His wines exist on the edge of oblivion, teetering on the undrinkable, but manage oh so delicately to toe their way into the profound. These are not commercially sensible wines. They put off a lot of drinkers--his wines are notably "wild" and inhabit a space of olfactory complexity that includes cheese rinds and vegetable skins and so on--only to court shrewd aficionados of funk across the globe.
It's a small operation. And embracing what is unique about a wine each time you make it leads to great inconsistencies from vintage to vintage, sometimes bottle to bottle. In his methods, Schoener seeks flavors that lay beneath the surface of the other flavors. That's why he ferments the old-vines sauvignon blanc on it's skins. Why he chokes his musts to near-extinction, risking (and sometimes ending) the life of a burgeoning wine. Failure can be beautiful. Especially when the success it creates looks like this.

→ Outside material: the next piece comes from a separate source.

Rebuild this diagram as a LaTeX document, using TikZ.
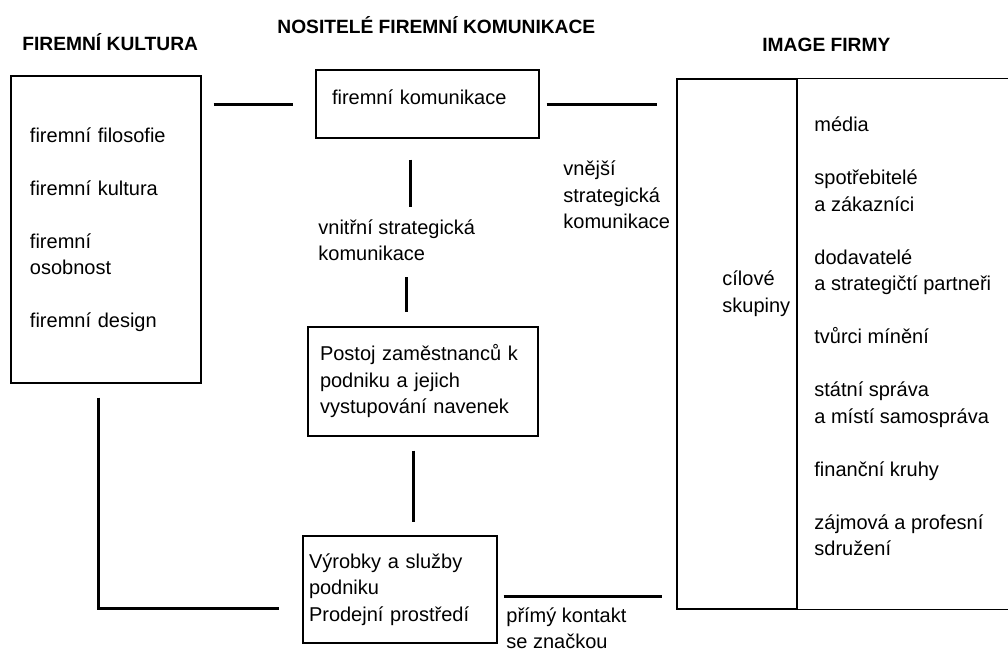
\documentclass[tikz,border=0pt]{standalone}
\usepackage{fontspec}
\setmainfont{Liberation Sans}
\usetikzlibrary{positioning}

\tikzset{
	box/.style={draw, line width=0.6pt, align=left, inner ysep=0pt},
	conn/.style={line width=1.5pt},
	title/.style={font=\bfseries\fontsize{9.6}{11}\selectfont, inner sep=0pt, anchor=west},
	txt/.style={inner sep=0pt, align=left, anchor=west},
}

\begin{document}
\begin{tikzpicture}[x=0.5pt, y=-0.5pt, font=\fontsize{10}{13.25}\selectfont]
\useasboundingbox (0,0) rectangle (1008,653);
\clip (0,0) rectangle (1008,653);

% nadpisy
\node[title] (tkult) at (22,42) {FIREMNÍ KULTURA};
\node[title] (tnos) at (277,25) {NOSITELÉ FIREMNÍ KOMUNIKACE};
\node[title] (timg) at (762,45) {IMAGE FIRMY};

% boxy
\node[box, minimum width=95pt, minimum height=153.5pt, text width=76pt, inner xsep=9.5pt] (kult) at (106,229.5)
	{firemní filosofie\\[13.25pt]firemní kultura\\[13.25pt]firemní\\osobnost\\[13.25pt]firemní design};
\node[box, minimum width=111.5pt, minimum height=34pt, text width=95.5pt, inner xsep=8pt, text depth=7pt] (kom) at (427.5,104)
	{firemní komunikace};
\node[box, minimum width=115pt, minimum height=54.5pt, text width=103pt, inner xsep=6pt] (postoj) at (423,381.5)
	{Postoj zaměstnanců k\\podniku a jejich\\vystupování navenek};
\node[box, minimum width=97pt, minimum height=53.5pt, text width=91pt, inner xsep=3pt] (vyrob) at (400,589.5)
	{Výrobky a služby\\podniku\\Prodejní prostředí};
\node[box, minimum width=60pt, minimum height=265pt] (cil) at (737,344) {};
\draw[line width=0.6pt] (cil.north east) -- ++(220,0);
\draw[line width=0.6pt] (cil.south east) -- ++(220,0);

% texty
\node[txt] (cilt) at (722,293.5) {cílové\\skupiny};
\node[txt] (grp) at (814,336.5) {média\\[13.25pt]spotřebitelé\\a zákazníci\\[13.25pt]dodavatelé\\a strategičtí partneři\\[13.25pt]tvůrci mínění\\[13.25pt]státní správa\\a místí samospráva\\[13.25pt]finanční kruhy\\[13.25pt]zájmová a profesní\\sdružení};
\node[txt] (vnitr) at (318,240) {vnitřní strategická\\komunikace};
\node[txt] (vnej) at (563,195) {vnější\\strategická\\komunikace};
\node[txt] (prim) at (506,628) {přímý kontakt\\se značkou};

% spojnice
\draw[conn, shorten <=6pt, shorten >=11pt] (kult.east |- kom.west) -- (kom.west);
\draw[conn, shorten <=3.5pt, shorten >=9.5pt] (kom.east) -- (kom.east -| cil.west);
\coordinate (v1) at ([xshift=7pt]vnitr.north);
\draw[conn, shorten <=10.5pt, shorten >=6pt] (v1 |- kom.south) -- (v1);
\coordinate (v2) at ([xshift=5pt]vnitr.south);
\draw[conn, shorten <=8pt, shorten >=7pt] (v2) -- (v2 |- postoj.north);
\coordinate (p1) at ([xshift=-5pt]postoj.south);
\draw[conn, shorten <=7pt, shorten >=6.5pt] (p1) -- (p1 |- vyrob.north);
\coordinate (k1) at ([xshift=-4pt]kult.south);
\coordinate (k2) at ([yshift=-9.25pt]vyrob.west);
\draw[conn, shorten <=7pt, shorten >=11.5pt] (k1) |- (k2);
\coordinate (v3) at ([yshift=-3.25pt]vyrob.east);
\draw[conn, shorten <=3pt, shorten >=7pt] (v3) -- (v3 -| cil.west);

\end{tikzpicture}
\end{document}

Scholium Project - Gardens of Babylon
An old-school California field blend led by an inky, floral Petite Sirah and "re-oriented" by the likes of zinfandel, cinsault, etc. He bases it on Ridge wines from the 80s. But it's also a major departure from that model in its unself-conscious stank. Wholly uninhibited, totally fresh.

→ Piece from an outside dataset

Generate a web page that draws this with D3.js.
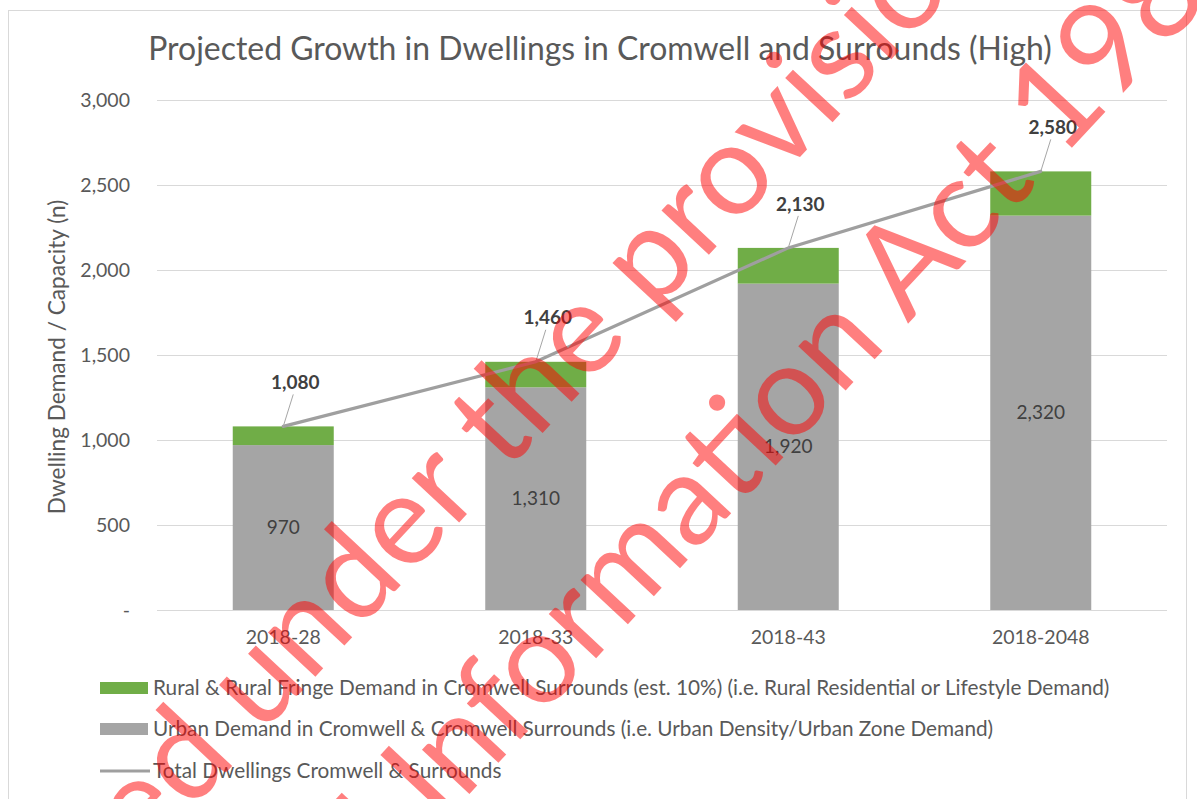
<!DOCTYPE html>
<html lang="en">
    <head>
        <meta charset="utf-8">
        <title>Projected Growth in Dwellings</title>
        <script type="text/javascript" src="https://d3js.org/d3.v7.min.js"></script>
        <style type="text/css">
            body {
                margin: 0;
                background-color: white;
            }
            text {
                font-family: Lato, "Open Sans", sans-serif;
            }
        </style>
    </head>
    <body>
        <svg width="1197" height="799" id="chart"></svg>

        <script type="text/javascript">

            // data
            const categories = ["2018-28", "2018-33", "2018-43", "2018-2048"];
            const urban = [970, 1310, 1920, 2320];
            const rural = [110, 150, 210, 260];
            const total = [1080, 1460, 2130, 2580];
            const yTicks = [0, 500, 1000, 1500, 2000, 2500, 3000];

            const legendNames = [
                "Rural & Rural Fringe Demand in Cromwell Surrounds (est. 10%) (i.e. Rural Residential or Lifestyle Demand)",
                "Urban Demand in Cromwell & Cromwell Surrounds (i.e. Urban Density/Urban Zone Demand)",
                "Total Dwellings Cromwell & Surrounds"
            ];
            const watermark = [
                "Released under the provisions of the",
                "Official Information Act 1982"
            ];

            const green = "#70AD47";
            const grey = "#A5A5A5";
            const textGrey = "#595959";
            const darkText = "#404040";

            const svg = d3.select("#chart");

            // chart frame
            svg.append("rect")
                .attr("x", 8.5).attr("y", 10.5)
                .attr("width", 1178).attr("height", 820)
                .attr("fill", "white")
                .attr("stroke", "#D9D9D9");

            // scales
            const x = d3.scaleBand()
                .domain(categories)
                .range([157, 1167])
                .paddingInner(0.6)
                .paddingOuter(0.3);

            const y = d3.scaleLinear()
                .domain([0, 3000])
                .range([610, 100]);

            const fmt = d3.format(",");

            // title
            const title = svg.append("text")
                .attr("x", 600)
                .attr("y", 60)
                .attr("text-anchor", "middle")
                .attr("font-size", 28)
                .attr("fill", textGrey)
                .text("Projected Growth in Dwellings in Cromwell and Surrounds (High)");
            fitText(title, 904);

            // gridlines + y axis labels
            const yAxis = d3.axisLeft(y)
                .tickValues(yTicks)
                .tickSize(-(1167 - 157))
                .tickPadding(27)
                .tickFormat(d => d === 0 ? "-" : fmt(d));

            const gy = svg.append("g")
                .attr("transform", "translate(157,0)")
                .call(yAxis);
            gy.select(".domain").remove();
            gy.selectAll(".tick line")
                .attr("stroke", "#D9D9D9")
                .attr("stroke-width", 1.2);
            gy.selectAll(".tick text")
                .attr("font-size", 19.5)
                .attr("font-family", "Lato, sans-serif")
                .attr("fill", textGrey);

            // y axis title
            const yTitle = svg.append("text")
                .attr("transform", "translate(57,357) rotate(-90)")
                .attr("text-anchor", "middle")
                .attr("dy", "0.35em")
                .attr("font-size", 18)
                .attr("fill", textGrey)
                .text("Dwelling Demand / Capacity (n)");
            fitText(yTitle, 315);

            // x axis labels
            svg.selectAll(".xlab")
                .data(categories)
                .enter()
                .append("text")
                .attr("class", "xlab")
                .attr("x", d => x(d) + x.bandwidth() / 2)
                .attr("y", 637)
                .attr("dy", "0.35em")
                .attr("text-anchor", "middle")
                .attr("font-size", 19.5)
                .attr("fill", textGrey)
                .text(d => d);

            // stacked bars: urban at bottom, rural on top
            svg.selectAll(".urban")
                .data(categories)
                .enter()
                .append("rect")
                .attr("class", "urban")
                .attr("x", d => x(d))
                .attr("width", x.bandwidth())
                .attr("y", (d, i) => y(urban[i]))
                .attr("height", (d, i) => y(0) - y(urban[i]))
                .attr("fill", grey);

            svg.selectAll(".rural")
                .data(categories)
                .enter()
                .append("rect")
                .attr("class", "rural")
                .attr("x", d => x(d))
                .attr("width", x.bandwidth())
                .attr("y", (d, i) => y(urban[i] + rural[i]))
                .attr("height", (d, i) => y(urban[i]) - y(urban[i] + rural[i]))
                .attr("fill", green);

            // urban value labels in the middle of the grey segment
            svg.selectAll(".ulab")
                .data(categories)
                .enter()
                .append("text")
                .attr("class", "ulab")
                .attr("x", d => x(d) + x.bandwidth() / 2)
                .attr("y", (d, i) => y(urban[i] / 2))
                .attr("dy", "0.35em")
                .attr("text-anchor", "middle")
                .attr("font-size", 19)
                .attr("fill", darkText)
                .text((d, i) => fmt(urban[i]));

            // total line
            const line = d3.line()
                .x((d, i) => x(categories[i]) + x.bandwidth() / 2)
                .y(d => y(d));

            svg.append("path")
                .datum(total)
                .attr("d", line)
                .attr("fill", "none")
                .attr("stroke", "#9F9F9F")
                .attr("stroke-width", 3.2)
                .attr("stroke-linecap", "round");

            // total labels with leader lines
            const labDx = 12, labDy = -44;
            svg.selectAll(".leader")
                .data(total)
                .enter()
                .append("line")
                .attr("class", "leader")
                .attr("x1", (d, i) => x(categories[i]) + x.bandwidth() / 2)
                .attr("y1", d => y(d))
                .attr("x2", (d, i) => x(categories[i]) + x.bandwidth() / 2 + labDx - 2)
                .attr("y2", d => y(d) + labDy + 12)
                .attr("stroke", "#A6A6A6")
                .attr("stroke-width", 1);

            svg.selectAll(".tlab")
                .data(total)
                .enter()
                .append("text")
                .attr("class", "tlab")
                .attr("x", (d, i) => x(categories[i]) + x.bandwidth() / 2 + labDx)
                .attr("y", d => y(d) + labDy)
                .attr("dy", "0.35em")
                .attr("text-anchor", "middle")
                .attr("font-size", 19)
                .attr("font-weight", "bold")
                .attr("fill", darkText)
                .text(d => fmt(d));

            // legend
            const legendY = [688, 729, 771];
            const legend = svg.selectAll(".leg")
                .data(legendNames)
                .enter()
                .append("g")
                .attr("class", "leg")
                .attr("transform", (d, i) => "translate(100," + legendY[i] + ")");

            legend.filter((d, i) => i < 2)
                .append("rect")
                .attr("x", 0)
                .attr("y", -6)
                .attr("width", 48)
                .attr("height", 12)
                .attr("fill", (d, i) => i === 0 ? green : grey);

            legend.filter((d, i) => i === 2)
                .append("line")
                .attr("x1", 0).attr("x2", 50)
                .attr("y1", 0).attr("y2", 0)
                .attr("stroke", "#9F9F9F")
                .attr("stroke-width", 3.2);

            const legendText = legend.append("text")
                .attr("x", 53)
                .attr("dy", "0.35em")
                .attr("font-size", 18)
                .attr("fill", textGrey)
                .text(d => d);

            // scale legend font so the longest row matches the picture
            const w0 = legendText.nodes()[0].getComputedTextLength();
            legendText.attr("font-size", 18 * 957 / w0);

            // watermark over the chart, rotated -47deg about (632,460)
            // each line is pinned by one letter: "d" of "under", "A" of "Act"
            const wmSize = 128;
            const wmPins = [
                {ch: 11, u: -276, v: -130.5 + 0.365 * wmSize},
                {ch: 21, u: 330, v: 63 + 0.358 * wmSize}
            ];
            const wm = svg.append("g")
                .attr("transform", "translate(632,460) rotate(-47)")
                .style("pointer-events", "none");

            wm.selectAll("text")
                .data(watermark)
                .enter()
                .append("text")
                .attr("x", 0)
                .attr("y", (d, i) => wmPins[i].v)
                .attr("text-anchor", "start")
                .attr("font-family", "'Liberation Sans', Arial, sans-serif")
                .attr("font-size", wmSize)
                .attr("fill", "#FF0000")
                .attr("fill-opacity", 0.5)
                .text(d => d)
                .each(function(d, i) {
                    const p = wmPins[i];
                    const before = p.ch > 0 ? this.getSubStringLength(0, p.ch) : 0;
                    const half = this.getSubStringLength(p.ch, 1) / 2;
                    d3.select(this).attr("x", p.u - before - half);
                });

            function fitText(sel, target) {
                const w = sel.node().getComputedTextLength();
                const fs = parseFloat(sel.attr("font-size"));
                sel.attr("font-size", fs * target / w);
            }

        </script>
    </body>
</html>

Scholium Project - The Prince in his Caves
Skin-fermented sauvignon blanc from 60-year-old vines. Schoener abuses the juice and then lets it fight its way back to life. The wine is cloudy not from sediment, but from the breakdown of the skins. "As you can imagine, I'm not about to fine these wines," he said. Nor should he. Very concentrated, a little smokey, not for the faint at heart.